%%
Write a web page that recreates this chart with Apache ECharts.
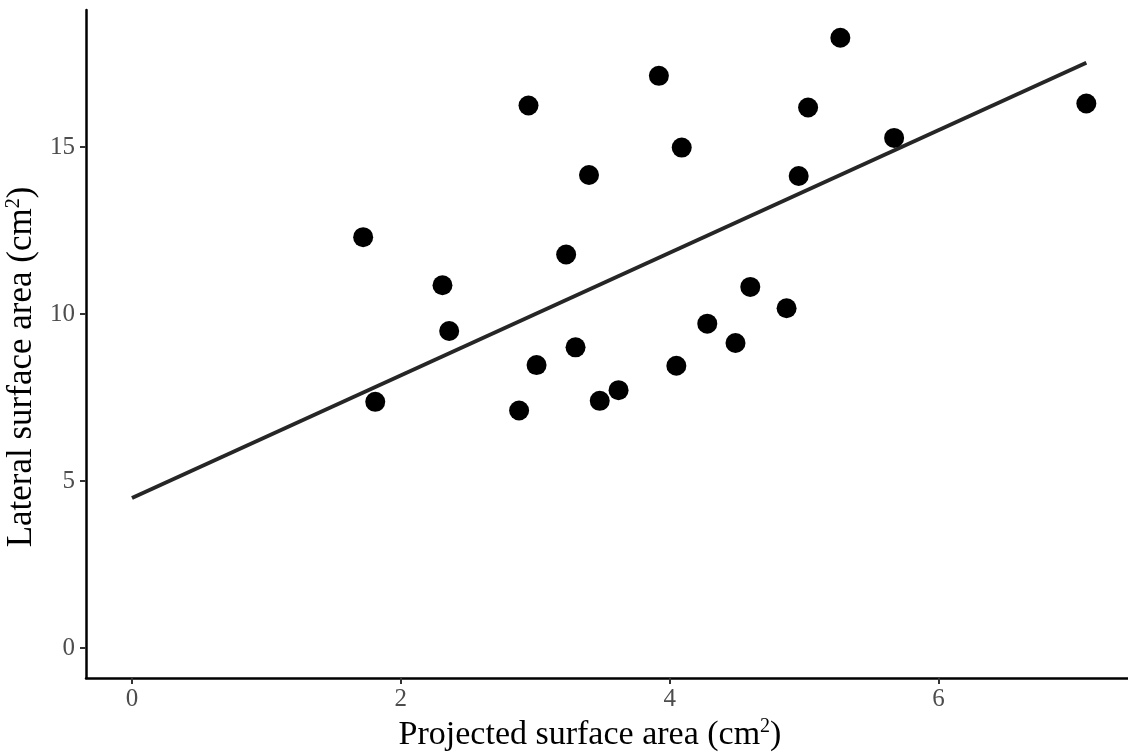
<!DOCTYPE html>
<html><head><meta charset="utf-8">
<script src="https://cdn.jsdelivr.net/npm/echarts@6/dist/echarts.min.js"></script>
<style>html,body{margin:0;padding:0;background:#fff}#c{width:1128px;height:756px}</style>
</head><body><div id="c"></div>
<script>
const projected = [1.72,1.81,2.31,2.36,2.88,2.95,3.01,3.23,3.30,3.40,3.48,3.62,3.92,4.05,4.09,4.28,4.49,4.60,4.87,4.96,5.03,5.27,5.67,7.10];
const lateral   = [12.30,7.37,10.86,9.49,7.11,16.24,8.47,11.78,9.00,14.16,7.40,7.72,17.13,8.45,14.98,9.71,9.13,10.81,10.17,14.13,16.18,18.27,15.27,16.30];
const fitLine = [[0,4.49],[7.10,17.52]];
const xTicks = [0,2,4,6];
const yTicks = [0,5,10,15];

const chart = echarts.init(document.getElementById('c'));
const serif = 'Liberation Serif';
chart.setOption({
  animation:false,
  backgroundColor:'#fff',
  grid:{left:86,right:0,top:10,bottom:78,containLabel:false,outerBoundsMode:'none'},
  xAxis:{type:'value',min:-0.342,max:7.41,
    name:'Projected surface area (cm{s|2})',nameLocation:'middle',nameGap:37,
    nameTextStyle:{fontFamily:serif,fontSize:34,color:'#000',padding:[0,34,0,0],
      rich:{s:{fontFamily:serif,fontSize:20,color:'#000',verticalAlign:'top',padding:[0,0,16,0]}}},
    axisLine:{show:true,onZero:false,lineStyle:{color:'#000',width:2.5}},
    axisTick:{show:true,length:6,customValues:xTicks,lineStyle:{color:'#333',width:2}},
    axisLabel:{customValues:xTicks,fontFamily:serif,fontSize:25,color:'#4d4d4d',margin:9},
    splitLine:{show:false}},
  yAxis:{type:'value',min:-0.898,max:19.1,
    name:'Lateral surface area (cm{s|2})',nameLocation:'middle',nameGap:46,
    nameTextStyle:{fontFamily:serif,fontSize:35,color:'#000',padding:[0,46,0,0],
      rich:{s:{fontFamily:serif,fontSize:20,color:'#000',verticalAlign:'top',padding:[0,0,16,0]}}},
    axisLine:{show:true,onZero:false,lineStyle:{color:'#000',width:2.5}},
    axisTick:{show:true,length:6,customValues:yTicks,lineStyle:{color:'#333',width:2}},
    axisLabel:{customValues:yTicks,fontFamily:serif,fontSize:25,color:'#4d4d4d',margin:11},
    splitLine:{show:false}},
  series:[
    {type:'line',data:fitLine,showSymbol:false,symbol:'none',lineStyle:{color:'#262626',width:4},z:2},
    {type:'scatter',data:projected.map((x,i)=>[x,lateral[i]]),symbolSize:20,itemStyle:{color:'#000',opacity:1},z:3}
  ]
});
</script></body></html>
%%
#### [Exercise description]
Exactly as they appear, print the lines of the listing above from its first line through the line that contains "const yTicks = [0,5,10,15];", minus the pictures.

#### [Result for this task]
Write a web page that recreates this chart with Apache ECharts.
<!DOCTYPE html>
<html><head><meta charset="utf-8">
<script src="https://cdn.jsdelivr.net/npm/echarts@6/dist/echarts.min.js"></script>
<style>html,body{margin:0;padding:0;background:#fff}#c{width:1128px;height:756px}</style>
</head><body><div id="c"></div>
<script>
const projected = [1.72,1.81,2.31,2.36,2.88,2.95,3.01,3.23,3.30,3.40,3.48,3.62,3.92,4.05,4.09,4.28,4.49,4.60,4.87,4.96,5.03,5.27,5.67,7.10];
const lateral   = [12.30,7.37,10.86,9.49,7.11,16.24,8.47,11.78,9.00,14.16,7.40,7.72,17.13,8.45,14.98,9.71,9.13,10.81,10.17,14.13,16.18,18.27,15.27,16.30];
const fitLine = [[0,4.49],[7.10,17.52]];
const xTicks = [0,2,4,6];
const yTicks = [0,5,10,15];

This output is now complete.